If it’s not the performance, not the price, and not the battery life… what was the point?
Maybe the Pro X is just ahead of its time, and Microsoft – and about a zillion third-party software vendors – will eventually catch up and offer a real software ecosystem to go with the sleek new hardware. Maybe ten years from now this will seem like a non-issue, simple teething pains.
The point for Microsoft is to take one more step toward eventual CPU independence. It’s just a shame that Microsoft’s customers have to pay the price for it.
No real reason you can’t build a machine with both ARM and X86 CPUs, and just use them as needed. If Microsoft don’t know how to do that, they should give me a call 😉
https://www.linkedin.com/in/kevcameron/
Throw in PowerPC, Z80, and PDP-11 and you’d have a universal computer!

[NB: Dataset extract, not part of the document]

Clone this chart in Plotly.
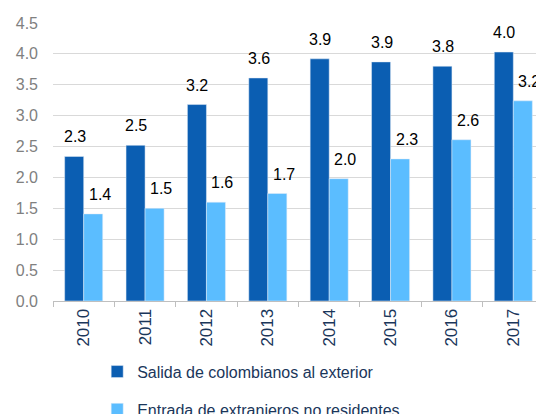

Oh, really? Try doing that without rebooting the system and seamlessly handing off the memory pool from one microprocessor to the other with totally different microarchitectures. A user may want to use one as master and then switch to the other as master, not be stuck with a single master-slave configuration unless you reboot. Sure, you might try using sandboxing and VMs to get around this, but there is interconnectedness in Windows application libraries and system services that could not just shut things off and on at the drop of a hat like that. If you have a proof of concept, though, then by all means show it to us. Heterogenous OS design with multiple microarchitectures that seamlessly hand off and dovetail between each other has not been done unless one processor is always driving the OS and that isn’t a solution here.